## What to work on
Copy each line that contains the string "this".

— START OF Dataset entries —

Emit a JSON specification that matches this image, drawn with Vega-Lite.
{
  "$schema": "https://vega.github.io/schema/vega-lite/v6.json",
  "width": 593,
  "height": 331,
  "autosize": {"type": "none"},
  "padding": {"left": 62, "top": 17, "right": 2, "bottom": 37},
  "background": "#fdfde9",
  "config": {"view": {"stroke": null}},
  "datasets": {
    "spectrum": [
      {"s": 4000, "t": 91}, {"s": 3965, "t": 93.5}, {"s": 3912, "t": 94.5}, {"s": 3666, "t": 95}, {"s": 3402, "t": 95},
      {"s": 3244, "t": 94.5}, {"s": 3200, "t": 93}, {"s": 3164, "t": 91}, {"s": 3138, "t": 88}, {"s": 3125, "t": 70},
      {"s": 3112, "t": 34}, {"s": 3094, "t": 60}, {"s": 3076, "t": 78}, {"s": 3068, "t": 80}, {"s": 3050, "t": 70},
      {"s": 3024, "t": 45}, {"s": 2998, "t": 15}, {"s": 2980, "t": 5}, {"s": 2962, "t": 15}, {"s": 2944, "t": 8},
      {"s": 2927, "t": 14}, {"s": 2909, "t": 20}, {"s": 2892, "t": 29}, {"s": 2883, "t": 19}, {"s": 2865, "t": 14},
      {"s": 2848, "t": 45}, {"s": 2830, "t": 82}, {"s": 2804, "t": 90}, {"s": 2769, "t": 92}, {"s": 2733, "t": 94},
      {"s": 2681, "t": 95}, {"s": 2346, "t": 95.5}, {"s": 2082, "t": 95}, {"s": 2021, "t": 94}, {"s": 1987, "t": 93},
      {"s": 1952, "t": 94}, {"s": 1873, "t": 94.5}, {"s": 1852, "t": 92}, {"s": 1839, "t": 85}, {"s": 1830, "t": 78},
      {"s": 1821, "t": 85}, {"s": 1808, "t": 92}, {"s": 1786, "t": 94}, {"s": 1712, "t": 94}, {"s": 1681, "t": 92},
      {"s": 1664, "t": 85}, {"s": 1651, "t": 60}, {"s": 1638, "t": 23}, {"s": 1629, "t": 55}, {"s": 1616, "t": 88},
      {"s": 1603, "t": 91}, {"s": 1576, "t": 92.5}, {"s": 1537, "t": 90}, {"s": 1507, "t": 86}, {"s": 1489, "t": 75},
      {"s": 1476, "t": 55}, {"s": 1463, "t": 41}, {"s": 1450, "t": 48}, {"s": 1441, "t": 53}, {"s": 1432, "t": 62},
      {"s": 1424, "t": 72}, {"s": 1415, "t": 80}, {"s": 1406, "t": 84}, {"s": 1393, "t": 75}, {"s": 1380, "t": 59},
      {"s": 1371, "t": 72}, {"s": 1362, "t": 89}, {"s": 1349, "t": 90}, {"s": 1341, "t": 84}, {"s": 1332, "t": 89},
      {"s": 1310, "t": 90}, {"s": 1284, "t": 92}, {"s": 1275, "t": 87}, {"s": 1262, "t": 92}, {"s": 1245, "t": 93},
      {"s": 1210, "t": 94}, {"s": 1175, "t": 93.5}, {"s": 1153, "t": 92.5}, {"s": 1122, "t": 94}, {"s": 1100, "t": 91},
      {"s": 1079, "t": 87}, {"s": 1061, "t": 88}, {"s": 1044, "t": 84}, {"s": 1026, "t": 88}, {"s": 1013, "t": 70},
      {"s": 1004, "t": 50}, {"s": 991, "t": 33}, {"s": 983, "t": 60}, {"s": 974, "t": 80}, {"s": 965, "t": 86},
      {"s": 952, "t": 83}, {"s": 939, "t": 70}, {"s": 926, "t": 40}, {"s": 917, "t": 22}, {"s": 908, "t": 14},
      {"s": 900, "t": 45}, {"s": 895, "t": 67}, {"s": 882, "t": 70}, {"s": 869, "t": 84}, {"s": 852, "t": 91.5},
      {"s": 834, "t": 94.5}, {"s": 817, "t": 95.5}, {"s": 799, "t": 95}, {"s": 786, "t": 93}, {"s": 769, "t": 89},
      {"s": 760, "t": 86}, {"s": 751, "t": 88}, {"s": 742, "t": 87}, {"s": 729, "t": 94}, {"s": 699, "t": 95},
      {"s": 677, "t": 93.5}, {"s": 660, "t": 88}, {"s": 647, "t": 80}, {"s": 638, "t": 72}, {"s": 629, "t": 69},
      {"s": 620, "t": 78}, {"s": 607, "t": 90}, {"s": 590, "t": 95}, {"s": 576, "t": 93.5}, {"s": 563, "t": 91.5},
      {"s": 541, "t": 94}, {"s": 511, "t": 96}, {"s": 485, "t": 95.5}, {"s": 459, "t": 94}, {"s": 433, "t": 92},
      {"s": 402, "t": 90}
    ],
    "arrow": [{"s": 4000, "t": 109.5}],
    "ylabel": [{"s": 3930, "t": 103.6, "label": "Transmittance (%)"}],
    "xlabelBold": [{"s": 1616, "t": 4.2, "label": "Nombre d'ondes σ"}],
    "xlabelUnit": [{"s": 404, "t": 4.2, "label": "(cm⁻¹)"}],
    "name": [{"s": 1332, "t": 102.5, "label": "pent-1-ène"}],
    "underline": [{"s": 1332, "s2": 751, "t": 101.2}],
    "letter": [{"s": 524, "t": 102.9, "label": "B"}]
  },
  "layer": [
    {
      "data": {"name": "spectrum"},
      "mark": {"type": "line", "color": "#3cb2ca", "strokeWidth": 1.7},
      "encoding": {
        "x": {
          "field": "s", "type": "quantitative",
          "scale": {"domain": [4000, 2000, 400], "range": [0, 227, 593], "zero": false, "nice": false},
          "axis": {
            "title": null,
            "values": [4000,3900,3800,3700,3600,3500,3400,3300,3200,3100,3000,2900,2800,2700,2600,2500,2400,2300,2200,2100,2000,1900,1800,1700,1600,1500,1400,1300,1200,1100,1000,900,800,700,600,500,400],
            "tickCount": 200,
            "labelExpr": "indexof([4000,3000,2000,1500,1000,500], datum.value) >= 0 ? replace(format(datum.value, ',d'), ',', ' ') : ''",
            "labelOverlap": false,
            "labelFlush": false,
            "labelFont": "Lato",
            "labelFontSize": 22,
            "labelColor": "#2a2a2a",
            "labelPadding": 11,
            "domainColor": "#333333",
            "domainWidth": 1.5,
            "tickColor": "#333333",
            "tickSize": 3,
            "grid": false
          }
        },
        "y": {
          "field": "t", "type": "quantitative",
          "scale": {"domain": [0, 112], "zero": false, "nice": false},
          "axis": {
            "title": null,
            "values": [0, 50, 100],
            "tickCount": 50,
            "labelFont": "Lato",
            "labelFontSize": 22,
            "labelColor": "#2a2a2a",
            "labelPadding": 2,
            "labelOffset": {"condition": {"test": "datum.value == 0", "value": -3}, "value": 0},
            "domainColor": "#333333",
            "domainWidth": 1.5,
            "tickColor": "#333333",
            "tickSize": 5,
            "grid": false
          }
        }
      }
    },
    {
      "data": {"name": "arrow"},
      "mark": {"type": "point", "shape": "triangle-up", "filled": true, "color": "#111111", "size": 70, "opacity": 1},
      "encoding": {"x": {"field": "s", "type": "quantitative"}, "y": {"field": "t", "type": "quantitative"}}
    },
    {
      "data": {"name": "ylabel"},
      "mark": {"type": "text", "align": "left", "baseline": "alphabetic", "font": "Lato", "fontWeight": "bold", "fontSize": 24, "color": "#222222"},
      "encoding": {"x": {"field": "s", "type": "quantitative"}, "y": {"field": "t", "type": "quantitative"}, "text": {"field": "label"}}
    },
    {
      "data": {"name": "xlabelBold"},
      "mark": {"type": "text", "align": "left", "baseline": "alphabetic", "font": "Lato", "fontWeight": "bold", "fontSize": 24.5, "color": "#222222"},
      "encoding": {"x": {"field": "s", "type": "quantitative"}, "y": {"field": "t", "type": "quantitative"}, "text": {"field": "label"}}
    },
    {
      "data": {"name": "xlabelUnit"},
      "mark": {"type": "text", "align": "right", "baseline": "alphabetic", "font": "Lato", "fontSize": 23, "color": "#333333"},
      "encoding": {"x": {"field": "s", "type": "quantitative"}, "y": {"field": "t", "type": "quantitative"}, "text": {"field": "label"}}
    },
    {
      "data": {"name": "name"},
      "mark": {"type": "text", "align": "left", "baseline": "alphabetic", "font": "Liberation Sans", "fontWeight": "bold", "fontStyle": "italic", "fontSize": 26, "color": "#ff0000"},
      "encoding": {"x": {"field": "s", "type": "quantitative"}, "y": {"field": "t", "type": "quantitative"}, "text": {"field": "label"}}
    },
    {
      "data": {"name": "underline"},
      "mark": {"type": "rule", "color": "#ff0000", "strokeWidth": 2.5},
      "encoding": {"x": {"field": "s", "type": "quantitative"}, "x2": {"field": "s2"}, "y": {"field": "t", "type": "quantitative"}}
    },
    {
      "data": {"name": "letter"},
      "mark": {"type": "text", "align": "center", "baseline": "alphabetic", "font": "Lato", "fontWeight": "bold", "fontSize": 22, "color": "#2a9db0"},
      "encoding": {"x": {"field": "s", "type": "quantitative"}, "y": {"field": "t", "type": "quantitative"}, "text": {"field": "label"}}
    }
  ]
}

— END OF Dataset entries —
— START OF Dataset entries —

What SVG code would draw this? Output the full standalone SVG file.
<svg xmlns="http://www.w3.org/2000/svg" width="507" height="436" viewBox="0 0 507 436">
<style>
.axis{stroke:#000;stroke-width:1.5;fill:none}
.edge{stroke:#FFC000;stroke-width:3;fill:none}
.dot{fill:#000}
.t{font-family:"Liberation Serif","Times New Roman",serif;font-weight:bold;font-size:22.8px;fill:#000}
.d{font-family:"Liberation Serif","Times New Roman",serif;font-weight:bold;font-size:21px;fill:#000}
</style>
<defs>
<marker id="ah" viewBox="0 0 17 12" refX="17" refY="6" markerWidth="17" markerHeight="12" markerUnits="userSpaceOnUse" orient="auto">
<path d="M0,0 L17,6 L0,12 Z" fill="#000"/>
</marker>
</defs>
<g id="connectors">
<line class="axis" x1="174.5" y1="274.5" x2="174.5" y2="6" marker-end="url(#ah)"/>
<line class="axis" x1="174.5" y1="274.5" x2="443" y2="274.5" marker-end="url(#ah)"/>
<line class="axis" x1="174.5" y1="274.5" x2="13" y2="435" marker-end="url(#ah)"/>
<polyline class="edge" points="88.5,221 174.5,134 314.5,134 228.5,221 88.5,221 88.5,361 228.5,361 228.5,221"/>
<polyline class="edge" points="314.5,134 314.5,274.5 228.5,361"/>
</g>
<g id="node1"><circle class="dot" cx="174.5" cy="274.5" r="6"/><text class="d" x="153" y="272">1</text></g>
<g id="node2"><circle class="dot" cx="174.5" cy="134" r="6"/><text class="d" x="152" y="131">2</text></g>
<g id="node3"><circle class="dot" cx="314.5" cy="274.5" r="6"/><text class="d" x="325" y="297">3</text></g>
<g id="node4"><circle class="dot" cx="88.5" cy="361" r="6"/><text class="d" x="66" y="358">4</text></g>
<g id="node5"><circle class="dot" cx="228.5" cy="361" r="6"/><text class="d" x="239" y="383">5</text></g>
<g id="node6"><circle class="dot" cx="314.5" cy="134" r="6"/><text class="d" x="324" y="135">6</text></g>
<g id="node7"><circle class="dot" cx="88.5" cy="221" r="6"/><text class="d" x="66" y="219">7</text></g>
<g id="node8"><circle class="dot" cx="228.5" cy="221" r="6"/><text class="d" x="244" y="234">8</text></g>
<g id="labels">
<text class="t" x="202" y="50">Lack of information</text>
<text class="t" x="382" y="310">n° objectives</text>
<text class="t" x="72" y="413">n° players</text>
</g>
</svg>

— END OF Dataset entries —

## Output
Emit a JSON specification that matches this image, drawn with Vega-Lite.
What SVG code would draw this? Output the full standalone SVG file.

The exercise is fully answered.